Automated record matching is a critical function of customer data integration (CDI) tools -- but this secret sauce
of business rules and complex algorithms can be difficult to evaluate.
That's because matching customer data across heterogeneous sources is a difficult problem to solve. "Matching" in CDI is used as a catch-all term for the process of comparing like records, eliminating duplicates, and combining them into the best version of a record, according to Jill Dyche and Evan Levy, co-authors of Customer Data Integration: Reaching a Single Version of the Truth (Wiley 2006) and partners and co-founders of Sherman Oaks, Calif.-based Baseline Consulting Inc.
"With CDI, name and address matching is really only the tip of the iceberg," Dyche said.
CDI matching engines look at a broad variety of attributes and use complex processes to match and link customer records. Not all matching engines are created equal, though. When evaluating CDI tools, here's how to assess matching engines.
Understand matching methods
Matching is a complex subject, but two types of matching methods are generally used by customer data integration systems, Dyche and Levy wrote in their recent CDI book.
- Deterministic matching compares data records using business rules and simple algorithms that catch such things as simple typos or phonetic differences like "f" versus "ph." So a deterministic system could be told that two records with different names are the same person if the Social Security number and address fields match. "Deterministic matching works best when comparing records where an exact match is anticipated," Dyche and Levy wrote.
- Probabilistic matching uses statistical algorithms and applies more fuzzy logic to matching records. These systems might be able to determine links between records with more complex typographical errors and might learn common error patterns. They assign a probability of a match expressed as a percentage -- such as an 80% probability of a match. Companies can generally set their own percentage thresholds for records that should be automatically matched and ones that should be reviewed. "This approach is usually preferred for large data sets," Dyche and Levy wrote, "or when many attributes are involved in matching."
But it's not a matter of picking one or the other -- or one being more accurate than the other. The matching style chosen for CDI has to do with an organization's goals, according to Scott Gidley, co-founder and chief technology officer for Cary, N.C.-based DataFlux Corp., a data quality and CDI tool vendor.
"It's more about processing performance -- how fast is something going to run based on how much value it's going to give you," Gidley said.
Deterministic matching is more cut and dry, and faster for processes such as real-time CDI hub lookups, Gidley said. But probabilistic matching allows for a higher level of variance between records and might catch more potential matches. Most companies that provide matching engines incorporate some variation of both options in their methodologies, he said.
And the end result of different CDI vendors' matching engines is often very similar, though it's a stretch to say that one algorithm will work for all companies, Levy said. The tool, and the matching engine, should be tested and evaluated against a company's unique requirements.
Here are some other things to keep in mind when assessing matching engines:
- Test with lots of real data; compare and benchmark results. Organizations testing CDI hubs should test with as much data as possible to get a more real-world test of the system, Levy said. DataFlux's Gidley also recommends profiling data sources to assess the accuracy and completeness of data. This can help with tuning the matching engine's business rules. For example, if 50% of the phone number fields in a database are empty, it might not be a good matching attribute.

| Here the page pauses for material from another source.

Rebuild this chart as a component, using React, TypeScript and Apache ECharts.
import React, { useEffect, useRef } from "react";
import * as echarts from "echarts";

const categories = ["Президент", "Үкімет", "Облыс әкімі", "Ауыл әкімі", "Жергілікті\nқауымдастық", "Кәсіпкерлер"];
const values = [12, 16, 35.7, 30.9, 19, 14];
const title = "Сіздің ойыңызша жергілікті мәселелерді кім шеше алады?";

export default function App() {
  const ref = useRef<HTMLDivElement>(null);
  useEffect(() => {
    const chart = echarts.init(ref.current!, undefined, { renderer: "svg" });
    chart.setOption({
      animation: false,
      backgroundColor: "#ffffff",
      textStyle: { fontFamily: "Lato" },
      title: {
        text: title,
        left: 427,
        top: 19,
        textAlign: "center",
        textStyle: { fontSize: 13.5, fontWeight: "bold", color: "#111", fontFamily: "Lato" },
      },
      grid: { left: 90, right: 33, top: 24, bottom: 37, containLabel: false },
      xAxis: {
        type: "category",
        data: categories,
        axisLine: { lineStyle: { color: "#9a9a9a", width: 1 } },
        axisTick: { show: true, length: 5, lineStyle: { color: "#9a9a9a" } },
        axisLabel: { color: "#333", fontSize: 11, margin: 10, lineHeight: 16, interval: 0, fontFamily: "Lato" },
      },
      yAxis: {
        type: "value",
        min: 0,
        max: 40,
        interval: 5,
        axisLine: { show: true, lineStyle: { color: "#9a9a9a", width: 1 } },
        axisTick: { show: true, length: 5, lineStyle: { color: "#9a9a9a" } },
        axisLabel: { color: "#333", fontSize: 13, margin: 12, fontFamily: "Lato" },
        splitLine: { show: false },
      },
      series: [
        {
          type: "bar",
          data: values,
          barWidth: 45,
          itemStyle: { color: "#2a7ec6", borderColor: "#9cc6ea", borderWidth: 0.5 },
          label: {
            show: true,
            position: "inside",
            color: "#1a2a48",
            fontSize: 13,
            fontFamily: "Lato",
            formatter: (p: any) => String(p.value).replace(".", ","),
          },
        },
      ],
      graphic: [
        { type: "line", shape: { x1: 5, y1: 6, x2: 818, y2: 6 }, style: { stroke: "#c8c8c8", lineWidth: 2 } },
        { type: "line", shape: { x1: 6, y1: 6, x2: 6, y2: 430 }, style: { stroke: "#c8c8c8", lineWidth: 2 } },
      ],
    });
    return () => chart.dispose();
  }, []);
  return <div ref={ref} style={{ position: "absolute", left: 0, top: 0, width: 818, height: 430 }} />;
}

- Consider the interface. When a system isn't sure whether records match, it generally refers the matter to a human data steward to make the call. So the interface for data stewards is an important part of a tool decision, Gidley said.
- Think globally and futuristically. Language differences, industry-specific requirements, and future infrastructure plans -- such as moving to a service-oriented architecture -- can also affect matching engine choices, according to Dyche.

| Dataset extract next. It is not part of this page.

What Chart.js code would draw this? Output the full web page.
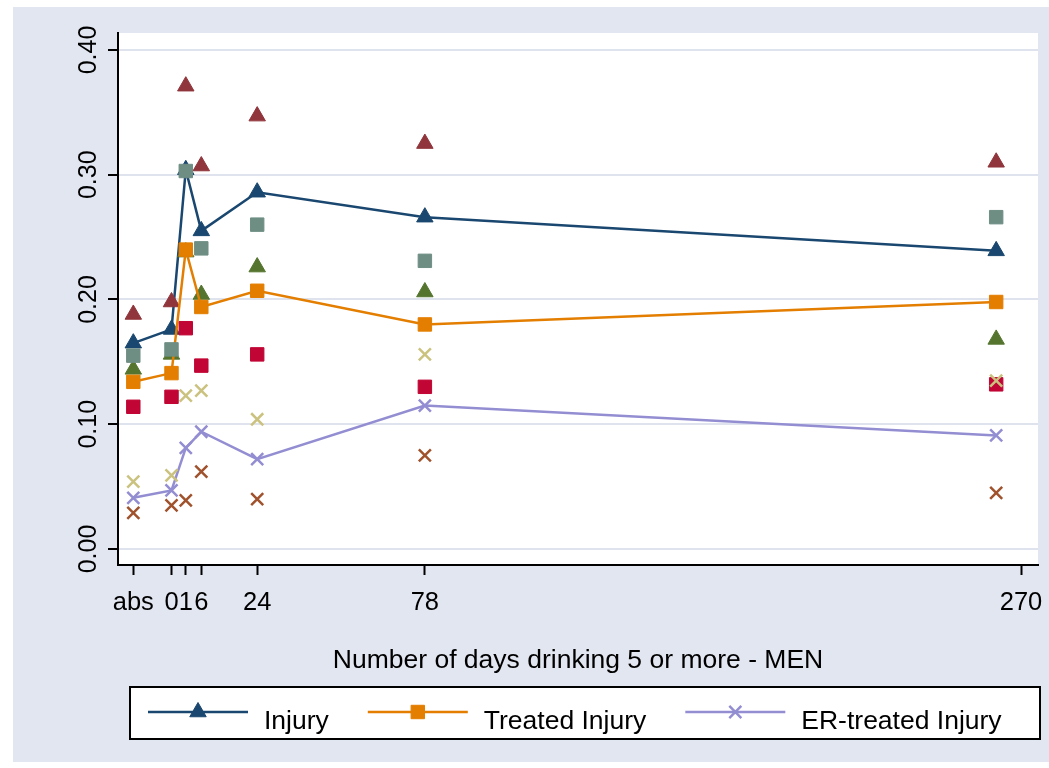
<!DOCTYPE html>
<html>
<head>
<meta charset="utf-8">
<script src="https://cdn.jsdelivr.net/npm/chart.js@4/dist/chart.umd.min.js"></script>
<style>
    html, body { margin: 0; padding: 0; background: #fff; }
    #wrap { width: 1049px; height: 768px; }
</style>
</head>
<body>
<div id="wrap"><canvas id="chart" width="1049" height="768"></canvas></div>
<script>
// x positions on the axis (abs and 0 sit left of the linear part)
const xTickPos = [-15.9, -3.6, 1, 6, 24, 78, 270];
const xTickLabels = ['abs', '0', '1', '6', '24', '78', '270'];
const groupX = [-15.9, -3.6, 1, 6, 24, 78, 262];
const yTicks = [0, 0.1, 0.2, 0.3, 0.4];

const injury       = [0.165, 0.176, 0.304, 0.255, 0.286, 0.266, 0.239];
const injuryUpper  = [0.188, 0.198, 0.371, 0.307, 0.347, 0.325, 0.310];
const injuryLower  = [0.144, 0.156, 0.238, 0.204, 0.226, 0.206, 0.168];
const treated      = [0.134, 0.141, 0.240, 0.194, 0.207, 0.180, 0.198];
const treatedUpper = [0.155, 0.160, 0.303, 0.241, 0.260, 0.231, 0.266];
const treatedLower = [0.114, 0.122, 0.177, 0.147, 0.156, 0.130, 0.132];
const erTreated    = [0.041, 0.047, 0.081, 0.094, 0.072, 0.115, 0.091];
const erUpper      = [0.054, 0.059, 0.123, 0.127, 0.104, 0.156, 0.135];
const erLower      = [0.029, 0.035, 0.039, 0.062, 0.040, 0.075, 0.045];

const xTitle = 'Number of days drinking 5 or more - MEN';
const FONT = '"Liberation Sans", Arial, sans-serif';

function pts(values) {
    return groupX.map(function (x, i) { return { x: x, y: values[i] }; });
}

function series(label, values, color, style, withLine) {
    const isCross = style === 'crossRot';
    return {
        label: label,
        data: pts(values),
        showLine: withLine,
        inLegend: withLine,
        borderColor: color,
        borderWidth: 2.5,
        pointStyle: style,
        pointRadius: isCross ? 8.5 : 9.5,
        pointHoverRadius: isCross ? 8.5 : 9.5,
        pointBackgroundColor: color,
        pointBorderColor: color,
        pointBorderWidth: isCross ? 2.5 : 1
    };
}

const datasets = [
    series('Injury', injury, '#1a476f', 'triangle', true),
    series('Injury upper', injuryUpper, '#90353b', 'triangle', false),
    series('Injury lower', injuryLower, '#55752f', 'triangle', false),
    series('Treated Injury', treated, '#e37e00', 'rect', true),
    series('Treated upper', treatedUpper, '#6e8e84', 'rect', false),
    series('Treated lower', treatedLower, '#c10534', 'rect', false),
    series('ER-treated Injury', erTreated, '#938dd2', 'crossRot', true),
    series('ER-treated upper', erUpper, '#cac27e', 'crossRot', false),
    series('ER-treated lower', erLower, '#a0522d', 'crossRot', false)
];
// later series are painted on top
datasets.forEach(function (ds, i) { ds.order = datasets.length - 1 - i; });

const background = {
    id: 'background',
    beforeDraw(chart) {
        const ctx = chart.ctx;
        const a = chart.chartArea;
        ctx.save();
        ctx.fillStyle = '#e2e6f0';
        ctx.fillRect(13, 7, chart.width - 13, chart.height - 13);
        ctx.fillStyle = '#ffffff';
        ctx.fillRect(a.left, a.top, a.right - a.left, a.bottom - a.top);
        ctx.restore();
    }
};

const legendBox = {
    id: 'legendBox',
    afterDraw(chart) {
        const ctx = chart.ctx;
        const items = chart.data.datasets.filter(function (d) { return d.inLegend; });
        const lineY = 712;
        ctx.save();
        ctx.fillStyle = '#ffffff';
        ctx.fillRect(130, 687, 910, 52);
        ctx.lineWidth = 2;
        ctx.strokeStyle = '#000000';
        ctx.strokeRect(130, 687, 910, 52);
        ctx.font = '26.5px ' + FONT;
        let x = 148;
        items.forEach(function (ds) {
            ctx.strokeStyle = ds.borderColor;
            ctx.lineWidth = ds.borderWidth;
            ctx.beginPath();
            ctx.moveTo(x, lineY);
            ctx.lineTo(x + 100, lineY);
            ctx.stroke();
            ctx.fillStyle = ds.pointBackgroundColor;
            ctx.strokeStyle = ds.pointBorderColor;
            ctx.lineWidth = ds.pointBorderWidth;
            Chart.helpers.drawPoint(ctx, {
                pointStyle: ds.pointStyle,
                radius: ds.pointRadius,
                rotation: 0,
                borderWidth: ds.pointBorderWidth
            }, x + 50, lineY);
            ctx.fillStyle = '#000000';
            ctx.textBaseline = 'alphabetic';
            ctx.textAlign = 'left';
            ctx.fillText(ds.label, x + 116, 729);
            x += 116 + ctx.measureText(ds.label).width + 39;
        });
        ctx.restore();
    }
};

new Chart(document.getElementById('chart').getContext('2d'), {
    type: 'line',
    data: { datasets: datasets },
    options: {
        responsive: false,
        animation: false,
        layout: { padding: { left: 0, right: 8, top: 33, bottom: 91 } },
        elements: { line: { tension: 0 } },
        plugins: {
            legend: { display: false },
            tooltip: { enabled: false }
        },
        scales: {
            x: {
                type: 'linear',
                min: -20.83,
                max: 275.47,
                afterBuildTicks: function (s) { s.ticks = xTickPos.map(function (v) { return { value: v }; }); },
                afterFit: function (s) {
                    s.height = 112;
                    s.paddingLeft = 0;
                    s.paddingRight = 0;
                },
                border: { color: '#000', width: 2 },
                grid: { drawOnChartArea: false, tickLength: 10, tickColor: '#000', tickWidth: 2 },
                ticks: {
                    autoSkip: false,
                    minRotation: 0,
                    maxRotation: 0,
                    padding: 13,
                    color: '#000',
                    font: { family: FONT, size: 25.5 },
                    callback: function (v, i) { return xTickLabels[i]; }
                },
                title: {
                    display: true,
                    text: xTitle,
                    color: '#000',
                    font: { family: FONT, size: 26.5 },
                    padding: { top: 0, bottom: 0 }
                }
            },
            y: {
                min: -0.01283,
                max: 0.41363,
                afterBuildTicks: function (s) { s.ticks = yTicks.map(function (v) { return { value: v }; }); },
                afterFit: function (s) { s.width = 118; },
                border: { color: '#000', width: 2 },
                grid: { color: '#dfe3ee', lineWidth: 2, tickLength: 10, tickColor: '#000', tickWidth: 2 },
                ticks: {
                    autoSkip: false,
                    minRotation: 90,
                    maxRotation: 90,
                    crossAlign: 'center',
                    padding: -5,
                    color: '#000',
                    font: { family: FONT, size: 25 },
                    callback: function (v) { return v.toFixed(2); }
                }
            }
        }
    },
    plugins: [background, legendBox]
});
</script>
</body>
</html>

Overall, Dyche said, the matching engine should be only a part of the overall CDI tool choice.
"Matching is one of many decisions to make," Dyche said. "When we see these vendor bake-offs and companies get down to [which CDI vendor] has the most accurate match, that's still only one component of the decision."
So, in some cases, the CDI tool with the most accurate matching engine might not be the final choice. Companies must consider the big picture, including data volumes, processing speed and functional requirements, Dyche said.